Robust statistics, therefore, are any statistics that yield good performance when data is drawn from a wide range of probability distributions that are largely unaffected by outliers or small departures from model assumptions in a given dataset. In other words, a robust statistic is resistant to errors in the results.

One way to observe a commonly held robust statistical procedure, one needs to look no further than t-procedures, which sue hypothesis tests to determine the most accurate statistical predictions.

### Observing T-Procedures

For an example of robustness, we will consider *t*-procedures, which include the confidence interval for a population mean with unknown population standard deviation as well as hypothesis tests about the population mean.

The use of *t-*procedures assumes the following:

- The set of data that we are working with is a simple random sample of the population.
- The population that we have sampled from is normally distributed.

In practice with real-life examples, statisticians rarely have a population that is normally distributed, so the question instead becomes, “How robust are our *t-*procedures?”

In general the condition that we have a simple random sample is more important than the condition that we have sampled from a normally distributed population; the reason for this is that the central limit theorem ensures a sampling distribution that is approximately normal — the greater our sample size, the closer that the sampling distribution of the sample mean is to being normal.

### How T-Procedures Function as Robust Statistics

So robustness for *t*-procedures hinges on sample size and the distribution of our sample.

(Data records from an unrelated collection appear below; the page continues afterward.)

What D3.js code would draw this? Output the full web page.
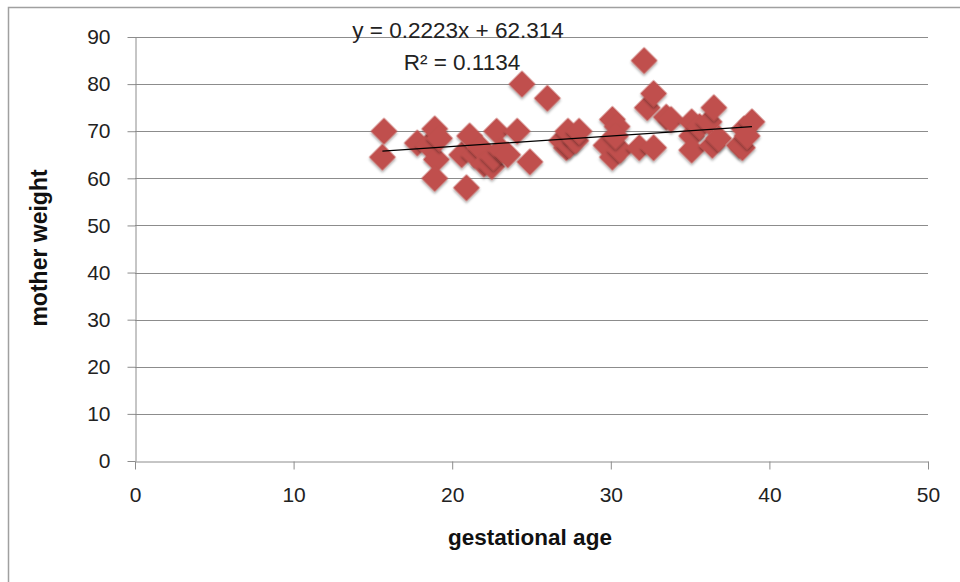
<!DOCTYPE html>
<html><head><meta charset="utf-8">
<script src="https://cdn.jsdelivr.net/npm/d3@7"></script>
<style>body{margin:0;background:#fff}svg{display:block}</style>
</head><body>
<script>
const gestAge = [15.7,15.6,17.8,18.5,18.9,19.0,18.9,19.2,20.9,20.6,21.1,21.4,21.8,22.0,22.5,22.8,22.6,23.1,23.5,24.1,24.4,24.9,26.0,
  26.9,27.2,27.4,27.3,27.8,28.0,29.7,30.1,30.4,30.1,30.6,30.3,
  31.8,32.1,32.3,32.7,32.7,33.5,33.8,35.1,35.1,35.1,35.6,36.2,36.5,36.4,36.8,38.1,38.3,38.4,38.9,38.6];
const motherWeight = [70,64.5,67.5,67,70.5,64,60,68.5,58,65,69,65,66.5,63,62.5,70,64.5,66,65,70,80,63.5,77,
  68,66.5,67,70,68,70,67,72.5,71,64.5,66,69,
  66.5,85,75,78,66.5,73,72.5,72,69,66,71,72,75,67,68.5,67,66.5,70.5,72,69];
const xTicks = [0,10,20,30,40,50];
const yTicks = [0,10,20,30,40,50,60,70,80,90];
const slope = 0.2223, intercept = 62.314;
const eqText = "y = 0.2223x + 62.314";
const r2Text = "R² = 0.1134";

const W = 960, H = 582;
const svg = d3.select("body").append("svg").attr("width", W).attr("height", H);
const font = "'Liberation Sans', Arial, sans-serif";

svg.append("rect").attr("x",8.5).attr("y",7.5).attr("width",W+10).attr("height",H+10)
  .attr("fill","none").attr("stroke","#a0a0a0").attr("stroke-width",1.5);

const x = d3.scaleLinear().domain([0,50]).range([135,928]);
const y = d3.scaleLinear().domain([0,90]).range([461,37]);

svg.append("g").selectAll("line").data(yTicks.filter(d=>d>0)).join("line")
  .attr("x1",x(0)).attr("x2",x(50)).attr("y1",d=>Math.round(y(d))+0.5).attr("y2",d=>Math.round(y(d))+0.5)
  .attr("stroke","#8c8c8c").attr("stroke-width",1);

const yAxis = svg.append("g").attr("transform",`translate(${x(0)+0.5},0)`)
  .call(d3.axisLeft(y).tickValues(yTicks).tickSize(8).tickPadding(17).tickSizeOuter(0));
const xAxis = svg.append("g").attr("transform",`translate(0,${Math.round(y(0))+0.5})`)
  .call(d3.axisBottom(x).tickValues(xTicks).tickSize(8).tickPadding(18).tickSizeOuter(0));
[yAxis,xAxis].forEach(a=>{
  a.selectAll("path,line").attr("stroke","#8c8c8c");
  a.selectAll("text").attr("font-family",font).attr("font-size",21).attr("fill","#222");
});

const defs = svg.append("defs");
const f = defs.append("filter").attr("id","sh").attr("x","-50%").attr("y","-50%").attr("width","200%").attr("height","200%");
f.append("feDropShadow").attr("dx",1.5).attr("dy",1.5).attr("stdDeviation",1.2).attr("flood-color","#000").attr("flood-opacity",0.35);

const sym = d3.symbol().type(d3.symbolSquare).size(360);
svg.append("g").selectAll("path").data(gestAge.map((g,i)=>[g,motherWeight[i]])).join("path")
  .attr("d",sym)
  .attr("transform",d=>`translate(${x(d[0])},${y(d[1])}) rotate(45)`)
  .attr("fill","#C0504D").attr("filter","url(#sh)");

const xmin = d3.min(gestAge), xmax = d3.max(gestAge);
svg.append("line").attr("x1",x(xmin)).attr("y1",y(slope*xmin+intercept))
  .attr("x2",x(xmax)).attr("y2",y(slope*xmax+intercept))
  .attr("stroke","#000").attr("stroke-width",1.3);

svg.append("text").attr("x",458).attr("y",38).attr("text-anchor","middle")
  .attr("font-family",font).attr("font-size",22.5).attr("fill","#222").text(eqText);
svg.append("text").attr("x",462).attr("y",70).attr("text-anchor","middle")
  .attr("font-family",font).attr("font-size",22.5).attr("fill","#222").text(r2Text);

svg.append("text").attr("x",530).attr("y",545).attr("text-anchor","middle")
  .attr("font-family",font).attr("font-size",22.5).attr("font-weight","bold").attr("fill","#111").text("gestational age");
svg.append("text").attr("transform","translate(47,248) rotate(-90)").attr("text-anchor","middle")
  .attr("font-family",font).attr("font-size",23).attr("font-weight","bold").attr("fill","#111").text("mother weight");
</script>
</body></html>
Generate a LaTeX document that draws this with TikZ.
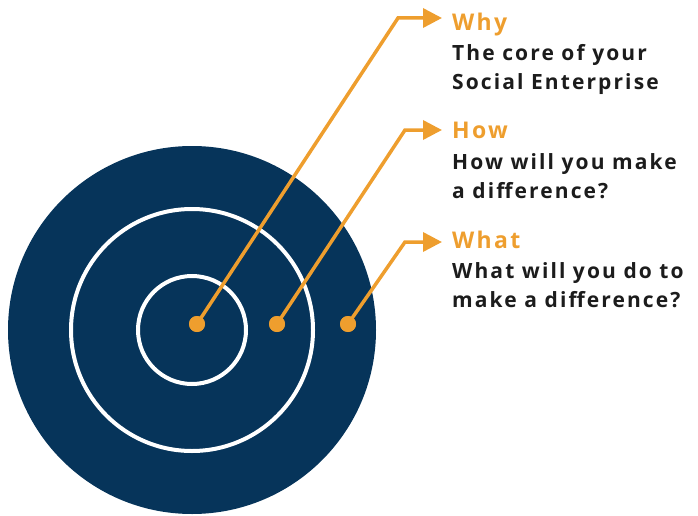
\documentclass[tikz,border=0pt]{standalone}
\usepackage{fontspec}
\setmainfont{Open Sans}[LetterSpace=10]
\usetikzlibrary{
    positioning,   % Relative positioning
    arrows.meta    % Modern arrow tips
}

\definecolor{targetblue}{HTML}{06345A}
\definecolor{pointorange}{HTML}{EE9E2E}
\definecolor{inkblack}{HTML}{1C1C1C}

\begin{document}
\begin{tikzpicture}[x=1pt, y=-1pt,
    ring/.style={draw=white, line width=4pt},
    spot/.style={circle, fill=pointorange, inner sep=0pt, minimum size=16pt},
    pointer/.style={draw=pointorange, line width=3.5pt, shorten >=10pt,
        -{Triangle[length=19pt, width=19pt]}},
    head/.style={anchor=base west, inner sep=0pt, text=pointorange,
        font=\bfseries\fontsize{23}{23}\selectfont},
    body/.style={anchor=north west, align=left, inner sep=0pt, text=inkblack,
        font=\bfseries\fontsize{21}{29.5}\selectfont}]
    \useasboundingbox (0,0) rectangle (698,516);

    % target
    \fill[targetblue] (192,330) circle[radius=184pt];
    \draw[ring] (192,330) circle[radius=121pt];
    \draw[ring] (192,330) circle[radius=54pt];

    % labels
    \node[head] (whyhead) at (452,31) {Why};
    \node[body] (whytext) at (452,44) {The core of your\\Social Enterprise};
    \node[head] (howhead) at (452,139) {How};
    \node[body] (howtext) at (452,153) {How will you make\\a difference?};
    \node[head] (whathead) at (452,248) {What};
    \node[body] (whattext) at (452,262) {What will you do to\\make a difference?};

    % pointers
    \coordinate (whybend) at (398,18);
    \coordinate (howbend) at (405,130);
    \coordinate (whatbend) at (405,242);
    \node[spot] (whyspot) at (197,324) {};
    \node[spot] (howspot) at (277,324) {};
    \node[spot] (whatspot) at (348,324) {};
    \draw[pointer] (whyspot.center) -- (whybend) -- (whybend -| whyhead.west);
    \draw[pointer] (howspot.center) -- (howbend) -- (howbend -| howhead.west);
    \draw[pointer] (whatspot.center) -- (whatbend) -- (whatbend -| whathead.west);
    \node[spot] at (whyspot) {};
    \node[spot] at (howspot) {};
    \node[spot] at (whatspot) {};
\end{tikzpicture}
\end{document}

Considerations for this include:

- If the samples size is large, meaning that we have 40 or more observations, then
*t-*procedures can be used even with distributions that are skewed. - If the sample size is between 15 and 40, then we can use
*t-*procedures for any shaped distribution, unless there are outliers or a high degree of skewness. - If the sample size is less than 15, then we can use
*t*- procedures for data that have no outliers, a single peak, and are nearly symmetric.

In most cases, robustness has been established through technical work in mathematical statistics, and, fortunately, we do not necessarily need to do these advanced mathematical calculations in order to properly utilize them – We only need to understand what the overall guidelines are for robustness of our specific statistical method.

T-procedures function as robust statistics because they typically yield good performance per these models by factoring in the size of the sample into the basis for applying the procedure.